(GPS Sandy Cove 44°27’56″N 63°42’38″W: Terence Bay 44°27’48″N 63°43’20″W)
Canada’s Irish history is renowned for its long, sad list of lost ships both at sea and along its Maritime shorelines. Ships such as the Pallas, Mistrel, Anglo Saxon, Sybelle, Hannah, Carricks and Dispatch were victims of Mother Nature’s wrath or bad luck from storms, ice and fog, poor navigation or a series of unfortunate mistakes that together brought death to their Irish passengers throughout the 19th century. (Note: The Titanic is the worst event causing loss of Irish lives at sea).
Until my husband and I visited Sandy Cove with its sea wall, mass grave and plaques commemorating the 562 lives lost from the S.S. Atlantic wreck, we didn’t fully understand the role that Lower Prospect’s geography played concerning the events of that fateful night of April 1, 1873 nor the proximity between Sandy’s Cove and Terence Bay.
The S.S. Atlantic, the most popular passenger ship in Ismay’s prestigious White Star Line, left Queenstown, Ireland on March 20, 1873, heading for New York. Battling fierce early spring storms for several days off the coast of Nova Scotia, Captain James A. Williams changed course for Halifax to wait out the rough seas, for safety’s sake, and to replenish supplies, especially coal. Unfortunately, while the captain slept, in the early morning hours of April Fool’s Day, the S.S. Atlantic steered a wrong course in heavy weather, failed to make depth soundings, ultimately sending the ship at full speed onto Nova Scotia’s rocky shore at Lower Prospect Bay.

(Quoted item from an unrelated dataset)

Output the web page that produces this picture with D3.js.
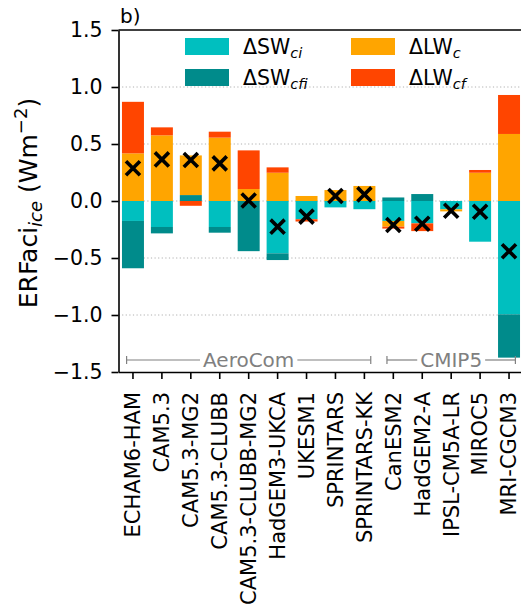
<!DOCTYPE html>
<html>
<head>
<meta charset="utf-8">
<script src="https://cdn.jsdelivr.net/npm/d3@7"></script>
<style>
  html, body { margin: 0; padding: 0; background: #fff; }
  svg { display: block; font-family: "DejaVu Sans", sans-serif; }
</style>
</head>
<body>
<svg id="chart" width="521" height="605"></svg>
<script>
// ---------- data ----------
const models = ["ECHAM6-HAM", "CAM5.3", "CAM5.3-MG2", "CAM5.3-CLUBB", "CAM5.3-CLUBB-MG2",
  "HadGEM3-UKCA", "UKESM1", "SPRINTARS", "SPRINTARS-KK", "CanESM2", "HadGEM2-A",
  "IPSL-CM5A-LR", "MIROC5", "MRI-CGCM3"];
const SWci  = [-0.175, -0.228, 0.0,   -0.228, 0.0,   -0.459, -0.160, -0.056, -0.072, -0.175, -0.196, -0.073, -0.357, -0.994];
const SWcfi = [-0.415, -0.056, 0.052, -0.050, -0.440, -0.059, 0.0,    0.0,    0.0,    0.031,  0.061,  0.0,    0.0,    -0.380];
const LWc   = [0.418,  0.576,  0.348, 0.556,  0.105,  0.248,  0.044,  0.096,  0.132,  -0.050, 0.0,    -0.018, 0.248,  0.588];
const LWcf  = [0.452,  0.070,  -0.042, 0.052, 0.339,  0.047,  -0.020, 0.0,    0.0,    -0.017, -0.068, 0.0,    0.024,  0.342];
const net   = [0.287,  0.365,  0.360, 0.330,  0.005,  -0.225, -0.137, 0.044,  0.058,  -0.210, -0.200, -0.085, -0.094, -0.440];
const yTicks = [-1.5, -1.0, -0.5, 0.0, 0.5, 1.0, 1.5];
const gridTicks = [-1.0, -0.5, 0.0, 0.5, 1.0];
const seriesKeys = ["SWci", "SWcfi", "LWc", "LWcf"];
const seriesColors = ["#00bfbf", "#008b8b", "#ffa500", "#ff4500"];
const legendMain = ["ΔSW", "ΔSW", "ΔLW", "ΔLW"];
const legendSub = ["ci", "cfi", "c", "cf"];
const groups = [{name: "AeroCom", from: 0, to: 8}, {name: "CMIP5", from: 9, to: 13}];

// ---------- layout ----------
const svg = d3.select("#chart");
const L = 118.5, R = 523.5, T = 30, B = 372;
const x = d3.scaleBand().domain(models).range([L, R]).paddingInner(0.24).paddingOuter(0.12);
const y = d3.scaleLinear().domain([-1.5, 1.5]).range([B, T]);
const step = x.step();

const table = models.map((m, i) => ({model: m, SWci: SWci[i], SWcfi: SWcfi[i], LWc: LWc[i], LWcf: LWcf[i]}));
const stacked = d3.stack().keys(seriesKeys).offset(d3.stackOffsetDiverging)(table);

// gridlines
svg.append("g").selectAll("line").data(gridTicks).join("line")
  .attr("x1", L).attr("x2", R)
  .attr("y1", d => y(d)).attr("y2", d => y(d))
  .attr("stroke", "#b0b0b0").attr("stroke-width", 1)
  .attr("stroke-dasharray", "1.2,2.4");

// bars
svg.append("g").selectAll("g").data(stacked).join("g")
  .attr("fill", (d, i) => seriesColors[i])
  .selectAll("rect").data(d => d).join("rect")
  .attr("x", d => x(d.data.model))
  .attr("width", x.bandwidth())
  .attr("y", d => y(Math.max(d[0], d[1])))
  .attr("height", d => Math.abs(y(d[0]) - y(d[1])));

// net markers
svg.append("g").selectAll("path").data(net).join("path")
  .attr("transform", (d, i) => `translate(${x(models[i]) + x.bandwidth() / 2},${y(d)})`)
  .attr("d", d3.symbol().type(d3.symbolX).size(130))
  .attr("fill", "none").attr("stroke", "#000").attr("stroke-width", 3.6);

// axes
const yAxis = svg.append("g").attr("transform", `translate(${L},0)`)
  .call(d3.axisLeft(y).tickValues(yTicks).tickSize(7).tickSizeOuter(0).tickPadding(9).tickFormat(d3.format(".1f")));
yAxis.selectAll("text").attr("font-size", 20.5).attr("fill", "#000").attr("font-family", "DejaVu Sans");
yAxis.selectAll("line, path").attr("stroke", "#000").attr("stroke-width", 1.6);

const xAxis = svg.append("g").attr("transform", `translate(0,${B})`)
  .call(d3.axisBottom(x).tickSize(7).tickSizeOuter(0));
xAxis.selectAll("line, path").attr("stroke", "#000").attr("stroke-width", 1.6);
xAxis.selectAll("text")
  .attr("font-size", 21).attr("fill", "#000").attr("font-family", "DejaVu Sans")
  .attr("transform", "rotate(-90)")
  .attr("text-anchor", "end")
  .attr("x", -20).attr("y", 0).attr("dy", "0.35em");

// top & right spines
svg.append("line").attr("x1", L).attr("x2", R).attr("y1", T).attr("y2", T)
  .attr("stroke", "#000").attr("stroke-width", 1.6);
svg.append("line").attr("x1", R).attr("x2", R).attr("y1", T).attr("y2", B)
  .attr("stroke", "#000").attr("stroke-width", 1.6);

// panel label
svg.append("text").attr("x", 120).attr("y", 23).attr("font-size", 20).text("b)");

// y label
const yl = svg.append("text")
  .attr("transform", `translate(37,${(T + B) / 2 + 2}) rotate(-90)`)
  .attr("text-anchor", "middle").attr("font-size", 25);
yl.append("tspan").text("ERFaci");
yl.append("tspan").attr("font-size", 18).attr("font-style", "italic").attr("dy", 5).text("ice");
yl.append("tspan").attr("dy", -5).text(" (Wm");
yl.append("tspan").attr("font-size", 18).attr("dy", -10).text("−2");
yl.append("tspan").attr("dy", 10).text(")");

// legend
const legPos = [[185, 38], [185, 69], [351, 38], [351, 69]];
const leg = svg.append("g");
seriesKeys.forEach((k, i) => {
  const [lx, ly] = legPos[i];
  leg.append("rect").attr("x", lx).attr("y", ly).attr("width", 44).attr("height", 17).attr("fill", seriesColors[i]);
  const t = leg.append("text").attr("x", lx + 58).attr("y", ly + 16).attr("font-size", 20.5);
  t.append("tspan").text(legendMain[i]);
  t.append("tspan").attr("font-size", 14.5).attr("font-style", "italic").attr("dy", 4).text(legendSub[i]);
});

// group brackets
const gy = 360;
groups.forEach(g => {
  const x0 = x(models[g.from]) + x.bandwidth() / 2 - 0.22 * step;
  const x1 = x(models[g.to]) + x.bandwidth() / 2 + 0.22 * step;
  const cx = (x0 + x1) / 2;
  const t = svg.append("text").attr("x", cx).attr("y", gy + 7).attr("text-anchor", "middle")
    .attr("font-size", 20).attr("fill", "#808080").text(g.name);
  const w = t.node().getComputedTextLength();
  const gap = 3;
  const gg = svg.append("g").attr("stroke", "#808080").attr("stroke-width", 1.2);
  gg.append("line").attr("x1", x0).attr("x2", cx - w / 2 - gap).attr("y1", gy).attr("y2", gy);
  gg.append("line").attr("x1", cx + w / 2 + gap).attr("x2", x1).attr("y1", gy).attr("y2", gy);
  gg.append("line").attr("x1", x0).attr("x2", x0).attr("y1", gy - 4).attr("y2", gy + 4);
  gg.append("line").attr("x1", x1).attr("x2", x1).attr("y1", gy - 4).attr("y2", gy + 4);
});
</script>
</body>
</html>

Within minutes of impact on Golden Rule Rock, there was little left of the ship still above water, with all her lifeboats gone. Passengers, in the middle of the stormy night, fought to save their lives by swimming to shore or by crossing over the waves on ropes thrown to the wreck by local fisherman. Of 950 passengers and crew, 562 men, women and all children, save one small boy — John Hindley — died that early morning – more than any other wreck in Canadian history up to that moment in time. The survivors were taken ashore at Sandy’s Cove.
Today, the wreck of the S.S. Atlantic is commemorated with a memorial plaque that describes the ordeal. Park benches, a gazebo and a shoreline boardwalk provide for a peaceful park setting to help create a somber, reflective mood. The S.S. Atlantic Heritage Park and Interpretation Center manages a small on-site store providing historical pictures and documents for visitors and, of course, maintains the park itself. Of those bodies not claimed by family, the kind people of Terence Bay buried 277 Protestant English and Irish victims in a mass grave; their coffins paid for by the Canadian government and the White Star Line. Less than a mile away, 170 Catholic bodies were laid to rest at the Star of the Sea cemetery. Incredibly, some survivors, exhausted by their ordeal but not wanting to burden the kind residents of Terence Bay, walked to Halifax. They WALKED to Halifax.
The Ismay Family erected a plinth at the shipwreck site in 1915. Its plaque reads:
“The SS Atlantic was a ship of Thomas Henry Ismay’s White Star Line. The Ismay family erect this monument in 1915 in memory of those who perished.”
A plaque beneath the Ismay tribute reads:
“Near this spot was wrecked the S.S. ‘Atlantic’ April 1st, 1873 when 562 persons perished of whom 277 were interred in this churchyard. This monument is erected as a sacred memorial by a few sympathetic friends. Jesus said, ‘I AM the Resurrection and the Life.”
While the memory of those who died as a result of the S.S. Atlantic tragedy has been honoured in the S.S. Atlantic Heritage Park, the 170 victims buried in Our Lady Star of the Sea Catholic cemetery have a much more modest remembrance. There is a plinth at the back of the cemetery with a simple plaque that reads: “In memory of S.S. Atlantic victims April 1, 1873.” In front of the plinth is a large unmarked undulating field where rows of bodies were interred.